-- START DATA --

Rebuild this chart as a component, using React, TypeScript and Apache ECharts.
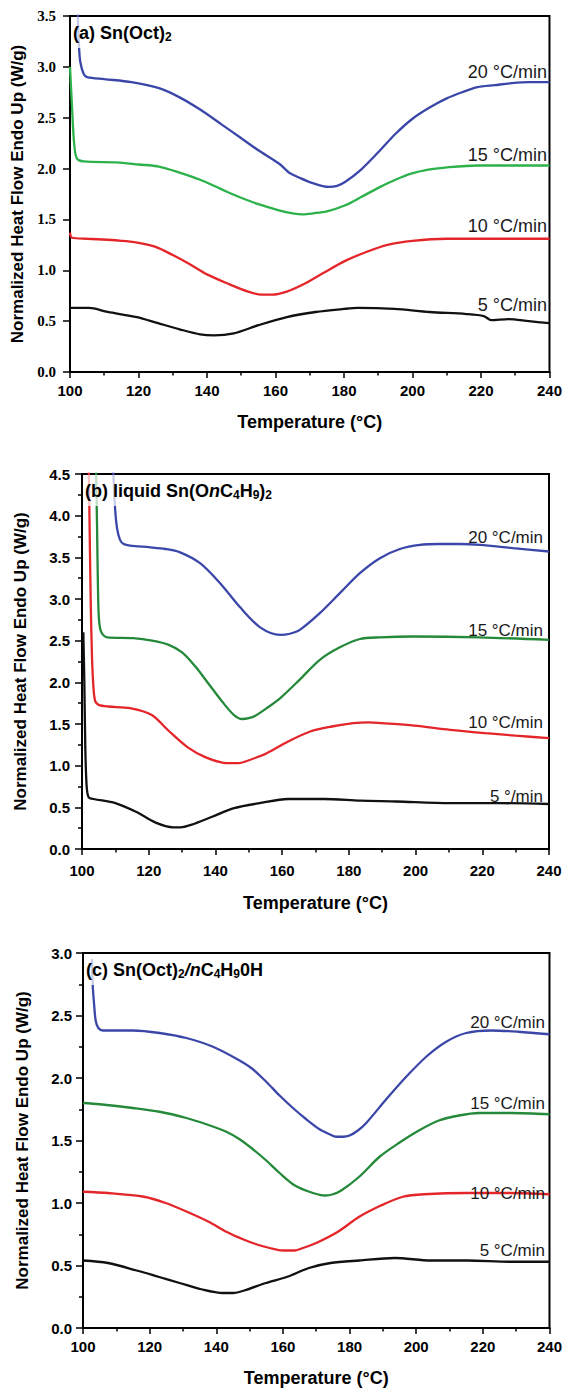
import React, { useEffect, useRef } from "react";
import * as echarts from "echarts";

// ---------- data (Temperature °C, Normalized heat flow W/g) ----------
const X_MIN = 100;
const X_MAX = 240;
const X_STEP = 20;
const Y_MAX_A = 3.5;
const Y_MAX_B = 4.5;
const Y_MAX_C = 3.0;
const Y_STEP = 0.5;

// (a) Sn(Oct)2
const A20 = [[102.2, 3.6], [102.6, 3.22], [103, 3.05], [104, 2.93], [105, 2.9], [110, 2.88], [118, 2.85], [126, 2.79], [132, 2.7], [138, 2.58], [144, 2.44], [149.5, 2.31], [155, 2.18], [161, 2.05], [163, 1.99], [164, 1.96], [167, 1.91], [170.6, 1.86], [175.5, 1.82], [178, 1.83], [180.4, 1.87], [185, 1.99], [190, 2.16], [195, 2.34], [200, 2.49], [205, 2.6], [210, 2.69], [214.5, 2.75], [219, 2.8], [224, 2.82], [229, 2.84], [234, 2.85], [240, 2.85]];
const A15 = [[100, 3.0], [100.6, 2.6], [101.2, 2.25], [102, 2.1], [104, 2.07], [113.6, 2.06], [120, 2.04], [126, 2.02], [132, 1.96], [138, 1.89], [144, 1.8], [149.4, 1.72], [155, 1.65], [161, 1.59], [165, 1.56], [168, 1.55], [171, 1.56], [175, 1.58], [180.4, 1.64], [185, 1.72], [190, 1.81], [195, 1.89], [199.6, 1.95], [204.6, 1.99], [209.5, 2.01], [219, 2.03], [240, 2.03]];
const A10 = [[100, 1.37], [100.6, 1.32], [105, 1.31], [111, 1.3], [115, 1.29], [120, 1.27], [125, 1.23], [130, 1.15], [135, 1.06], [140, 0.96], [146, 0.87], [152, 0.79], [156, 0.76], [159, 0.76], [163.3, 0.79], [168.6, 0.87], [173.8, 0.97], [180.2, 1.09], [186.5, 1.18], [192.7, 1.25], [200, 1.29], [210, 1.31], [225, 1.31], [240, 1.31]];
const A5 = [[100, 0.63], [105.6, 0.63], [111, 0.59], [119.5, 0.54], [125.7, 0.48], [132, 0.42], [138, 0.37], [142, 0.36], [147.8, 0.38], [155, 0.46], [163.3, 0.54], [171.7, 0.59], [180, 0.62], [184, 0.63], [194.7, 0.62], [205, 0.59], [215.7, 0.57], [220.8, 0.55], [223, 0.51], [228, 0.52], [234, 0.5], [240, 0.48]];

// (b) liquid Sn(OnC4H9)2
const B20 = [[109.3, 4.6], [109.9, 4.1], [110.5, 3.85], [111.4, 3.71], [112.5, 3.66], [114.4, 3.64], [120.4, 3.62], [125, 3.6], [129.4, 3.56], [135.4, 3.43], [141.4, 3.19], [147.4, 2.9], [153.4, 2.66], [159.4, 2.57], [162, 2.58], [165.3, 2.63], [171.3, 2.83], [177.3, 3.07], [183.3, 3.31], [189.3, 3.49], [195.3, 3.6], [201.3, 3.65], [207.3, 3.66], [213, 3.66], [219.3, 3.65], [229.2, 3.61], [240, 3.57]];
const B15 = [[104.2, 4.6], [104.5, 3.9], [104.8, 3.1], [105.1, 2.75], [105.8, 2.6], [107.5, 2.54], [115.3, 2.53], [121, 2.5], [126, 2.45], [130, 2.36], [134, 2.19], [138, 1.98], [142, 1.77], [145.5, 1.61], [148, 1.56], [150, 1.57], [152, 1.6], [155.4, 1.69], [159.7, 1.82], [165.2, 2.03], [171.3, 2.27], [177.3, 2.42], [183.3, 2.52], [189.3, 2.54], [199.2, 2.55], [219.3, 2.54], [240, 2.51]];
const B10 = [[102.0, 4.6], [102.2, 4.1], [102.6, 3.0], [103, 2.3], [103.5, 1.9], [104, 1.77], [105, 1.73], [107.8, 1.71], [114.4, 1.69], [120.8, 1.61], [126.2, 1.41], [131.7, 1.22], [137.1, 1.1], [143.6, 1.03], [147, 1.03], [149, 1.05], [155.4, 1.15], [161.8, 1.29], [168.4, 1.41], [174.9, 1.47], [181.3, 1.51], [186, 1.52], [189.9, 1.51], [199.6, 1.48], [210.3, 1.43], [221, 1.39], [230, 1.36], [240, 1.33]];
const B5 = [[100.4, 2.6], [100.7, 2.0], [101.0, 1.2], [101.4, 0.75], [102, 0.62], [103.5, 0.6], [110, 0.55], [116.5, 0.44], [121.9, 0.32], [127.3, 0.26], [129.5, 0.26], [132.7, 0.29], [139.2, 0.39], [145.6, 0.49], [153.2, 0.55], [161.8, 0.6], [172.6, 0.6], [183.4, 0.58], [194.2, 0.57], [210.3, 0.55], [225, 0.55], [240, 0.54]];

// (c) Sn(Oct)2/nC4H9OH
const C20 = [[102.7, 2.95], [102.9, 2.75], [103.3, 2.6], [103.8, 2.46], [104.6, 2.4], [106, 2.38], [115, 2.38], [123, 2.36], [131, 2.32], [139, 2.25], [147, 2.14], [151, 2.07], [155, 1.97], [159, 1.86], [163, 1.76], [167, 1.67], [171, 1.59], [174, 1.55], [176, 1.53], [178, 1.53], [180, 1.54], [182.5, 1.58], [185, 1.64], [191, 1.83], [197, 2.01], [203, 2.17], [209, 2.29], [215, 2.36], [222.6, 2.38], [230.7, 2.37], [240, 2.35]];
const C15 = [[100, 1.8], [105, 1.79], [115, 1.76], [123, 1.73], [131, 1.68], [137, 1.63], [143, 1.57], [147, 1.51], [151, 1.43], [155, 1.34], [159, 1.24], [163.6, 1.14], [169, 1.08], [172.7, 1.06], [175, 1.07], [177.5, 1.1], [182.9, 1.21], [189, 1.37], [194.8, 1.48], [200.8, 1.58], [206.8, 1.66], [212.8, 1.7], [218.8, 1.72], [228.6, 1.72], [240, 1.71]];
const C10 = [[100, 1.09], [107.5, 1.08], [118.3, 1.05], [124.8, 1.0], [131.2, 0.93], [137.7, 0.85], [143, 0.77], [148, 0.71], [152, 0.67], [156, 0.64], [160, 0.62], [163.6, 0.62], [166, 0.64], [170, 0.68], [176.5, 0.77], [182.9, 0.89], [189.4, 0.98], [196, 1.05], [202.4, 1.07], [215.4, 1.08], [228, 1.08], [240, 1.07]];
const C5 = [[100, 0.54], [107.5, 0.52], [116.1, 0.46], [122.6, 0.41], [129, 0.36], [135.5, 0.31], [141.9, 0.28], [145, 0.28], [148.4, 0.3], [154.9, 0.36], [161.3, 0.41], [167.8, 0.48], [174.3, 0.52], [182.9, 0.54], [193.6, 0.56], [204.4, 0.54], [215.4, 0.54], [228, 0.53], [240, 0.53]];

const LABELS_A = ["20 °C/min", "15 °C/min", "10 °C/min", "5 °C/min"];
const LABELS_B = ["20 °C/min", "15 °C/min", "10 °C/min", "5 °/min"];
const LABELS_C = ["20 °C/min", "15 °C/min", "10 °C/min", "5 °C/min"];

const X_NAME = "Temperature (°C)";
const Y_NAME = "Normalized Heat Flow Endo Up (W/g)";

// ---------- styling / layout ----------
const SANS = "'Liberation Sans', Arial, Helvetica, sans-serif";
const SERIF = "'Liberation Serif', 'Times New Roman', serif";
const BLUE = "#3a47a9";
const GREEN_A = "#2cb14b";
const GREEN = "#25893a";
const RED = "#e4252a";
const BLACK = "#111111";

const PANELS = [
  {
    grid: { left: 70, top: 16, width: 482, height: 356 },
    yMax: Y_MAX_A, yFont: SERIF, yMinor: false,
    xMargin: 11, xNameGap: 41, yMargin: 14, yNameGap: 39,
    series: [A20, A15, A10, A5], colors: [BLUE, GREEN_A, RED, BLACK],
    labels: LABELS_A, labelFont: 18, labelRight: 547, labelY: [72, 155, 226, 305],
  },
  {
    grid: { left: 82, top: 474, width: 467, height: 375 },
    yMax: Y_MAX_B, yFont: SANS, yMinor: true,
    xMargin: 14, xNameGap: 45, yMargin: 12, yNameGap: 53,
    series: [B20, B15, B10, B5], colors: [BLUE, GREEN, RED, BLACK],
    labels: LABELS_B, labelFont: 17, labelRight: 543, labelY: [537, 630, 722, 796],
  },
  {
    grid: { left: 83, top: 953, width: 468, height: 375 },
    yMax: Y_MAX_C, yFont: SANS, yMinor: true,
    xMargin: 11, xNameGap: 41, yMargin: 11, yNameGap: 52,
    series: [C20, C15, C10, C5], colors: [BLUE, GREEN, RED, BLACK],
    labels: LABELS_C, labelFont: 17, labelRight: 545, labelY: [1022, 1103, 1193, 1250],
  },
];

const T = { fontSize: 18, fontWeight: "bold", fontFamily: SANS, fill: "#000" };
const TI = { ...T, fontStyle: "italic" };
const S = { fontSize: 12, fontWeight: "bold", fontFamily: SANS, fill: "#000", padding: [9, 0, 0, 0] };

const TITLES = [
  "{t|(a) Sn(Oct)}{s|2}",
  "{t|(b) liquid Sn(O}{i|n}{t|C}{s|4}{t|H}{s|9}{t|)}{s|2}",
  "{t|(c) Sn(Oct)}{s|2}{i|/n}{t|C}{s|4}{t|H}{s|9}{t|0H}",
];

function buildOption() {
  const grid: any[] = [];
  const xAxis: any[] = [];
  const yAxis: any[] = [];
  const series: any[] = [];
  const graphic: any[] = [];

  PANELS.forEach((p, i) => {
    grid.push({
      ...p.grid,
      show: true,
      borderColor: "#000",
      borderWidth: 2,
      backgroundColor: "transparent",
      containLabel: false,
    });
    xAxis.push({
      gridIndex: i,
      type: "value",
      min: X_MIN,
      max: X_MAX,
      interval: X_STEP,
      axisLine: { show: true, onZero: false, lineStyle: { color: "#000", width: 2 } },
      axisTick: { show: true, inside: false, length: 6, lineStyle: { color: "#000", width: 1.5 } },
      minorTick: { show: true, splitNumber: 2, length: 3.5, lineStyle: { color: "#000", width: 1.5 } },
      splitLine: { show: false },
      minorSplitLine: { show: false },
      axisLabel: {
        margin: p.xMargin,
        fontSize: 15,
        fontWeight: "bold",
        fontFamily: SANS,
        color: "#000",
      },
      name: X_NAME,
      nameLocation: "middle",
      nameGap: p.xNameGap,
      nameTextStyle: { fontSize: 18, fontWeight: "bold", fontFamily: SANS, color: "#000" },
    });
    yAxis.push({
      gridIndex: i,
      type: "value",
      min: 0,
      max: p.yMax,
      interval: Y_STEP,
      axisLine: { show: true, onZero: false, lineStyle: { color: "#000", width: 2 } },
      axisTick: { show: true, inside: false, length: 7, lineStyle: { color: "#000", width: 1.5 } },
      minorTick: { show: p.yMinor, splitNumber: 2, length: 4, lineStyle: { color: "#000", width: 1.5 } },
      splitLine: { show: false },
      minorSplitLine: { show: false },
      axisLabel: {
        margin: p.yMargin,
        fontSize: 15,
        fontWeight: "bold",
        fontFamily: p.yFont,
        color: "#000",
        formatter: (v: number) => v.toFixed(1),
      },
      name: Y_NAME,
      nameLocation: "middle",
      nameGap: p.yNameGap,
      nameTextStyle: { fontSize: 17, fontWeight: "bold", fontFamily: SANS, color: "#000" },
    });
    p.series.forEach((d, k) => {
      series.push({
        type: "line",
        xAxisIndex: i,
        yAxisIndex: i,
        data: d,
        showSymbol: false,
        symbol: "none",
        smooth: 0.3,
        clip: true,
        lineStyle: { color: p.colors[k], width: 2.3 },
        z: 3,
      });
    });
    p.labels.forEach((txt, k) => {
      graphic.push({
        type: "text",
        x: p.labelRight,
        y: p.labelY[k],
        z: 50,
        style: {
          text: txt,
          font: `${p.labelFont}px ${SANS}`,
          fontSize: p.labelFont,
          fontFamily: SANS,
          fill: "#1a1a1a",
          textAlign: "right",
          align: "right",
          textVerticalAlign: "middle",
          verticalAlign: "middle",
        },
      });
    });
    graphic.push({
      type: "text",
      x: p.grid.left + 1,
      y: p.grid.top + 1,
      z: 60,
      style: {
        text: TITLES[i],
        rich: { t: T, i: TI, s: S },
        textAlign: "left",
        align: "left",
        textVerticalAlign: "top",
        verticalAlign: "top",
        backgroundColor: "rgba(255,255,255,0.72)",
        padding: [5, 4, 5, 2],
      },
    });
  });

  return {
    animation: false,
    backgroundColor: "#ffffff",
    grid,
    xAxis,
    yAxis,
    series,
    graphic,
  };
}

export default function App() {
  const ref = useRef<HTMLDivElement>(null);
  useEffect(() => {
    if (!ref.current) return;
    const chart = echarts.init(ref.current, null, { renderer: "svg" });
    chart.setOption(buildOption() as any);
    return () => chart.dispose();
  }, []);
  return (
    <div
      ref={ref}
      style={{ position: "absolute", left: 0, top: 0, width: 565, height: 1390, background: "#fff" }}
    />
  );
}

-- END DATA --

■ WHAT NEEDS TO BE DONE
Quote, please, every line of the material above from its start through the line that has "import * as", reproducing the words exactly and dropping any images.

■ EXPECTED ANSWER
Rebuild this chart as a component, using React, TypeScript and Apache ECharts.
import React, { useEffect, useRef } from "react";
import * as echarts from "echarts";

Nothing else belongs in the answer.